Mevlit, bir dini imge olmaktan zamanla sıyrılıp, bir kültür olma yolunda ilerlemiştir. Mehmet Akif’in “Said Paşa İmamı” şiiri de aslında bir mevlidi konu edinir. Hatta şiirin ilerleyen kısımlarında “Sulatan- ı Rusül, Şah-ı Mümecced’sin, efendim “ gibi Hz. Muhammed’i öven cümleler de yer almaktadır. Olay olarak ise şu kurgulanmıştır, bir mevlit okutulması için bir imam çağrılır. Fakat imam çok geç teşrif eder. Sebebini sorduklarında ise cevabı herkesi duygulandırır. Yolda bir anneyle karşılaştığını ve onun çaresizce gelip kızına mevlit okumasını istediğini söyler. Orda bulunanlarda gözyaşlarını tutamaz, üzülür. Buradan da anlayacağımız üzere mevlit öyle bir gelenektir ki, o an kime yakınsan ve kimin daha çok ihtiyacı varsa onun için okunur. Nedeni ise gayet açıktır. Çünkü mevlit Hz. Muhammed’in doğumunu anlatır.
Bunu insanların uyarmak amacıyla okuyan bir kişi peygamber şuuruna yaklaşır. Bu şuurda olan birine de bu tavır yakışır. Bu şiir aynı zamanda mevlidi okuyan ya da okutturan kişilerin sahip olması gereken özellikleri vermeyi amaçlamıştır. Tabi bunlar herkes de farklı yankı ya da anlam bulabilir.
Buradan elde ettiğim bir bilgi de şu yönde, genel de yeni çocuk olduğunda okunan mevlit burada bir ölüm için okunuyor. Günümüzde her ikisi için de okunuyor olsa bile doğum için okunduğu daha çok bilinen bir bilgi. Çünkü peygamberimizin doğumu için yazılan bir şeydir. Ama bu şiirde konu olan hocanın Hasan Rıza Efendi olduğu bilindiği için onun şu özelliği çevresinde de yazılmış olabilir; onun içinden geldiği ve kendi arzu ettiği zaman okuması gibi. Dahası Mehmet Akif’in birçok mevlidi konu edinen şiirlerinin olmasıdır.

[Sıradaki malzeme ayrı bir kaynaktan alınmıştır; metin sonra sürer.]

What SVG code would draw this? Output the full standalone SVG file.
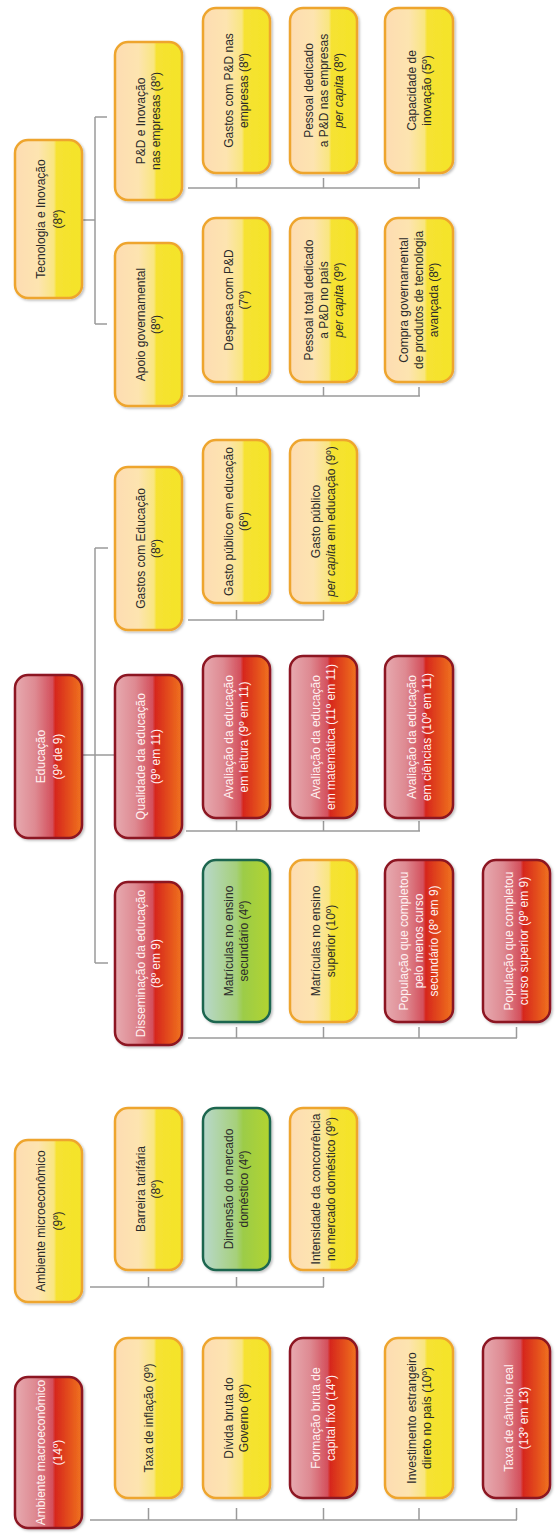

Mehmet Akif, peygambere verdiği değerden kaynaklı olarak bunu nesilden nesille aktarmak istemiştir. Bu isteğini de gerçekleştirmiş olacak ki ölümünün ardından 86 yıl geçmesine rağmen bu değeri okuduklarımızdan anlayabiliyoruz. Konumuz ise yukarıda bahsettiğimiz şiir olduğu için, biraz daha detaylandırabiliriz. O zamanki mevlit geleneğinde ilk başta mevlit okunuyormuş ve nasıl bir coşkuyla okunduğu ise şu mısralarla hissediliyor:
“Gencin kalbi durur; ürperir insanlar, cinler; açılan pencereler, göz kulak olmuş dinler.”
O dönem ve Mehmet Akif’in kişiliğine kadar çıkarımlar yapılabilir. Şairlerin kimlikleri aslında eserleridir. Bu kurguladığı olay ve kendi takındığı tavır, yani hocanın geç kalmasını olgunlukla karşılaması, hep Mehmet Akif yansımalarıdır. Eserlerinde onu hala tanıyabilme şansımız olduğu için özellikle bu eseri okumalı ve okutturmalıyız. Bu şiir aynı zamanda bir köprü vazifesi de görebilir. Çünkü günümüzde unutulmaya yüz tutmuş değerlerimiz, bir başka değerlerimiz olan şairlerle unutulmaz olur. Dolayısıyla hala neden unutulmadıkları da cevap bulmuş olur…
Bu yazının, seve seve okuyanı artsın.